→ **Problem statement**: Transcribe the material verbatim in full; the pictures do not belong in the copy.

_____

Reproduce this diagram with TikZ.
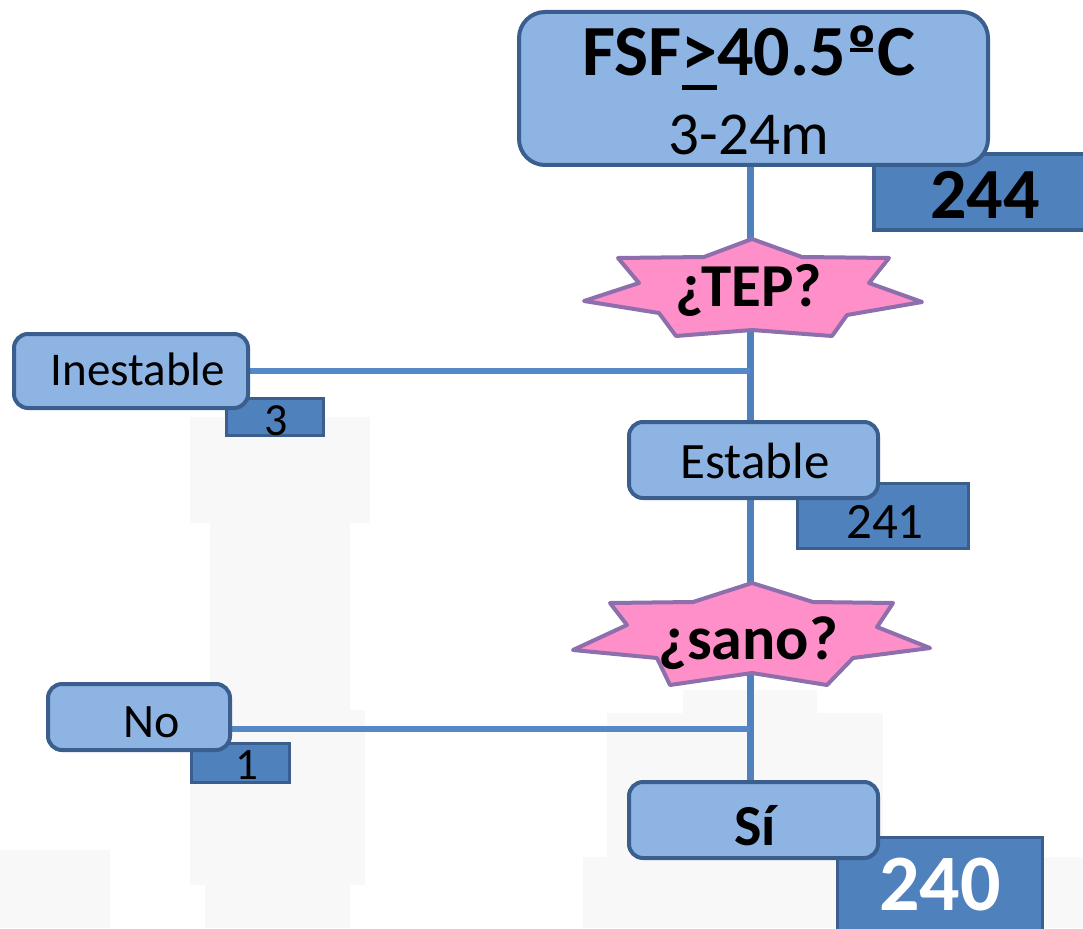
\documentclass[tikz,border=0pt]{standalone}
\usepackage{fontspec}
\setmainfont{Carlito}
\pgfdeclarelayer{bg}
\pgfdeclarelayer{mid}
\pgfsetlayers{bg,mid,main}
\definecolor{boxfill}{HTML}{8EB4E3}
\definecolor{boxline}{HTML}{3A5F8E}
\definecolor{numfill}{HTML}{4F81BD}
\definecolor{linkc}{HTML}{4F81BD}
\definecolor{hlinkc}{HTML}{5588C6}
\definecolor{starfill}{HTML}{FF8FC8}
\definecolor{starline}{HTML}{8C6FAC}
\definecolor{wm}{HTML}{F8F8F8}
\newcommand\fsz[1]{\fontsize{#1}{#1}\selectfont}
\newcommand\ulgt{{\setbox0\hbox{>}\rlap{\rule[-0.19em]{\wd0}{0.07em}}\box0}}
\newcommand\ordo{{\setbox0\hbox{º}\rlap{\hspace{0.06em}\rule[0.33em]{\dimexpr\wd0-0.12em\relax}{0.055em}}\box0}}
\begin{document}
\begin{tikzpicture}[x=1pt,y=-1pt,
  mainbox/.style={draw=boxline,fill=boxfill,line width=4pt,rounded corners=14pt,inner sep=0pt},
  numbox/.style={draw=boxline,fill=numfill,line width=3.5pt,inner sep=0pt},
  link/.style={draw=linkc,line width=7pt},
  hlink/.style={draw=hlinkc,line width=6pt},
  starbox/.style={draw=starline,fill=starfill,line width=4pt,line join=round},
  txt/.style={anchor=base,inner sep=0pt,text=black},
]
\useasboundingbox (0,0) rectangle (1083,928);
\clip (0,0) rectangle (1083,928);

% faint background watermark
\begin{pgfonlayer}{bg}
\fill[wm] (190,417) rectangle (370,523);
\fill[wm] (210,523) rectangle (350,710);
\fill[wm] (190,710) rectangle (365,885);
\fill[wm] (205,885) rectangle (350,928);
\fill[wm] (683,690) rectangle (817,713);
\fill[wm] (607,713) rectangle (883,860);
\fill[wm] (583,857) rectangle (1083,928);
\fill[wm] (0,850) rectangle (110,928);
\end{pgfonlayer}

% number boxes (behind)
\node[numbox,minimum width=214pt,minimum height=76pt] (n244) at (981,192) {};
\node[numbox,minimum width=97pt,minimum height=37pt] (n3) at (275,417) {};
\node[numbox,minimum width=171pt,minimum height=65pt] (n241) at (883,516) {};
\node[numbox,minimum width=98pt,minimum height=39pt] (n1) at (240.5,763) {};
\node[numbox,minimum width=205pt,minimum height=95pt] (n240) at (940,885) {};

% main boxes
\node[mainbox,rounded corners=26pt,minimum width=469pt,minimum height=153pt] (top) at (753.5,88.5) {};
\node[mainbox,minimum width=234pt,minimum height=74pt] (inest) at (131,371) {};
\node[mainbox,minimum width=249pt,minimum height=76pt] (est) at (753.5,460) {};
\node[mainbox,minimum width=182pt,minimum height=66pt] (no) at (139,717) {};
\node[mainbox,minimum width=249pt,minimum height=76pt] (si) at (753.5,820) {};

% stars
\begin{pgfonlayer}{mid}
\draw[starbox,shift={(752,290)}] (0,-51) -- (-48,-33) -- (-134,-32) -- (-113,-7) -- (-168,11) -- (-93,23) -- (-76,46) -- (0,40) -- (80,46) -- (95,25) -- (170,12) -- (117,-7) -- (137,-32) -- (50,-33) -- cycle;
\draw[starbox,shift={(752,635)}] (0,-52) -- (-59,-33) -- (-142,-32) -- (-125,-10) -- (-179,15) -- (-95,23) -- (-82,50) -- (0,38) -- (75,50) -- (101,23) -- (178,13) -- (125,-8) -- (141,-32) -- (61,-33) -- cycle;
\end{pgfonlayer}

% texts
\node[txt,font=\fsz{72}\bfseries] (t1) at (749,76) {FSF\ulgt40.5\ordo C};
\node[txt,font=\fsz{61}] (t2) at (749,155) {3-24m};
\node[txt,font=\fsz{72}\bfseries] (t244) at (985,218) {244};
\node[txt,font=\fsz{61}\bfseries] (tep) at (749,306) {¿TEP?};
\node[txt,font=\fsz{47}] (tinest) at (138,385) {Inestable};
\node[txt,font=\fsz{46}] (t3) at (276,435) {3};
\node[txt,font=\fsz{51}] (test) at (755,478) {Estable};
\node[txt,font=\fsz{51}] (t241) at (885,538) {241};
\node[txt,font=\fsz{62}\bfseries] (sano) at (748,659) {¿sano?};
\node[txt,font=\fsz{48}] (tno) at (152,737) {No};
\node[txt,font=\fsz{45}] (t1n) at (247,779) {1};
\node[txt,font=\fsz{58}\bfseries] (tsi) at (755,845) {Sí};
\node[txt,font=\fsz{80}\bfseries,text=white] (t240) at (940,910) {240};

% connectors
\coordinate (vl) at (750,0);
\begin{pgfonlayer}{bg}
\draw[link] (top.south -| vl) -- (si.north -| vl);
\draw[hlink] (inest.east) -- (inest.east -| vl);
\draw[hlink] ([yshift=-12pt]no.east) -- ([yshift=-12pt]no.east -| vl);
\end{pgfonlayer}
\end{tikzpicture}
\end{document}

_____

→ **Solution for this task**:
Reproduce this diagram with TikZ.
\documentclass[tikz,border=0pt]{standalone}
\usepackage{fontspec}
\setmainfont{Carlito}
\pgfdeclarelayer{bg}
\pgfdeclarelayer{mid}
\pgfsetlayers{bg,mid,main}
\definecolor{boxfill}{HTML}{8EB4E3}
\definecolor{boxline}{HTML}{3A5F8E}
\definecolor{numfill}{HTML}{4F81BD}
\definecolor{linkc}{HTML}{4F81BD}
\definecolor{hlinkc}{HTML}{5588C6}
\definecolor{starfill}{HTML}{FF8FC8}
\definecolor{starline}{HTML}{8C6FAC}
\definecolor{wm}{HTML}{F8F8F8}
\newcommand\fsz[1]{\fontsize{#1}{#1}\selectfont}
\newcommand\ulgt{{\setbox0\hbox{>}\rlap{\rule[-0.19em]{\wd0}{0.07em}}\box0}}
\newcommand\ordo{{\setbox0\hbox{º}\rlap{\hspace{0.06em}\rule[0.33em]{\dimexpr\wd0-0.12em\relax}{0.055em}}\box0}}
\begin{document}
\begin{tikzpicture}[x=1pt,y=-1pt,
  mainbox/.style={draw=boxline,fill=boxfill,line width=4pt,rounded corners=14pt,inner sep=0pt},
  numbox/.style={draw=boxline,fill=numfill,line width=3.5pt,inner sep=0pt},
  link/.style={draw=linkc,line width=7pt},
  hlink/.style={draw=hlinkc,line width=6pt},
  starbox/.style={draw=starline,fill=starfill,line width=4pt,line join=round},
  txt/.style={anchor=base,inner sep=0pt,text=black},
]
\useasboundingbox (0,0) rectangle (1083,928);
\clip (0,0) rectangle (1083,928);

% faint background watermark
\begin{pgfonlayer}{bg}
\fill[wm] (190,417) rectangle (370,523);
\fill[wm] (210,523) rectangle (350,710);
\fill[wm] (190,710) rectangle (365,885);
\fill[wm] (205,885) rectangle (350,928);
\fill[wm] (683,690) rectangle (817,713);
\fill[wm] (607,713) rectangle (883,860);
\fill[wm] (583,857) rectangle (1083,928);
\fill[wm] (0,850) rectangle (110,928);
\end{pgfonlayer}

% number boxes (behind)
\node[numbox,minimum width=214pt,minimum height=76pt] (n244) at (981,192) {};
\node[numbox,minimum width=97pt,minimum height=37pt] (n3) at (275,417) {};
\node[numbox,minimum width=171pt,minimum height=65pt] (n241) at (883,516) {};
\node[numbox,minimum width=98pt,minimum height=39pt] (n1) at (240.5,763) {};
\node[numbox,minimum width=205pt,minimum height=95pt] (n240) at (940,885) {};

% main boxes
\node[mainbox,rounded corners=26pt,minimum width=469pt,minimum height=153pt] (top) at (753.5,88.5) {};
\node[mainbox,minimum width=234pt,minimum height=74pt] (inest) at (131,371) {};
\node[mainbox,minimum width=249pt,minimum height=76pt] (est) at (753.5,460) {};
\node[mainbox,minimum width=182pt,minimum height=66pt] (no) at (139,717) {};
\node[mainbox,minimum width=249pt,minimum height=76pt] (si) at (753.5,820) {};

% stars
\begin{pgfonlayer}{mid}
\draw[starbox,shift={(752,290)}] (0,-51) -- (-48,-33) -- (-134,-32) -- (-113,-7) -- (-168,11) -- (-93,23) -- (-76,46) -- (0,40) -- (80,46) -- (95,25) -- (170,12) -- (117,-7) -- (137,-32) -- (50,-33) -- cycle;
\draw[starbox,shift={(752,635)}] (0,-52) -- (-59,-33) -- (-142,-32) -- (-125,-10) -- (-179,15) -- (-95,23) -- (-82,50) -- (0,38) -- (75,50) -- (101,23) -- (178,13) -- (125,-8) -- (141,-32) -- (61,-33) -- cycle;
\end{pgfonlayer}

% texts
\node[txt,font=\fsz{72}\bfseries] (t1) at (749,76) {FSF\ulgt40.5\ordo C};
\node[txt,font=\fsz{61}] (t2) at (749,155) {3-24m};
\node[txt,font=\fsz{72}\bfseries] (t244) at (985,218) {244};
\node[txt,font=\fsz{61}\bfseries] (tep) at (749,306) {¿TEP?};
\node[txt,font=\fsz{47}] (tinest) at (138,385) {Inestable};
\node[txt,font=\fsz{46}] (t3) at (276,435) {3};
\node[txt,font=\fsz{51}] (test) at (755,478) {Estable};
\node[txt,font=\fsz{51}] (t241) at (885,538) {241};
\node[txt,font=\fsz{62}\bfseries] (sano) at (748,659) {¿sano?};
\node[txt,font=\fsz{48}] (tno) at (152,737) {No};
\node[txt,font=\fsz{45}] (t1n) at (247,779) {1};
\node[txt,font=\fsz{58}\bfseries] (tsi) at (755,845) {Sí};
\node[txt,font=\fsz{80}\bfseries,text=white] (t240) at (940,910) {240};

% connectors
\coordinate (vl) at (750,0);
\begin{pgfonlayer}{bg}
\draw[link] (top.south -| vl) -- (si.north -| vl);
\draw[hlink] (inest.east) -- (inest.east -| vl);
\draw[hlink] ([yshift=-12pt]no.east) -- ([yshift=-12pt]no.east -| vl);
\end{pgfonlayer}
\end{tikzpicture}
\end{document}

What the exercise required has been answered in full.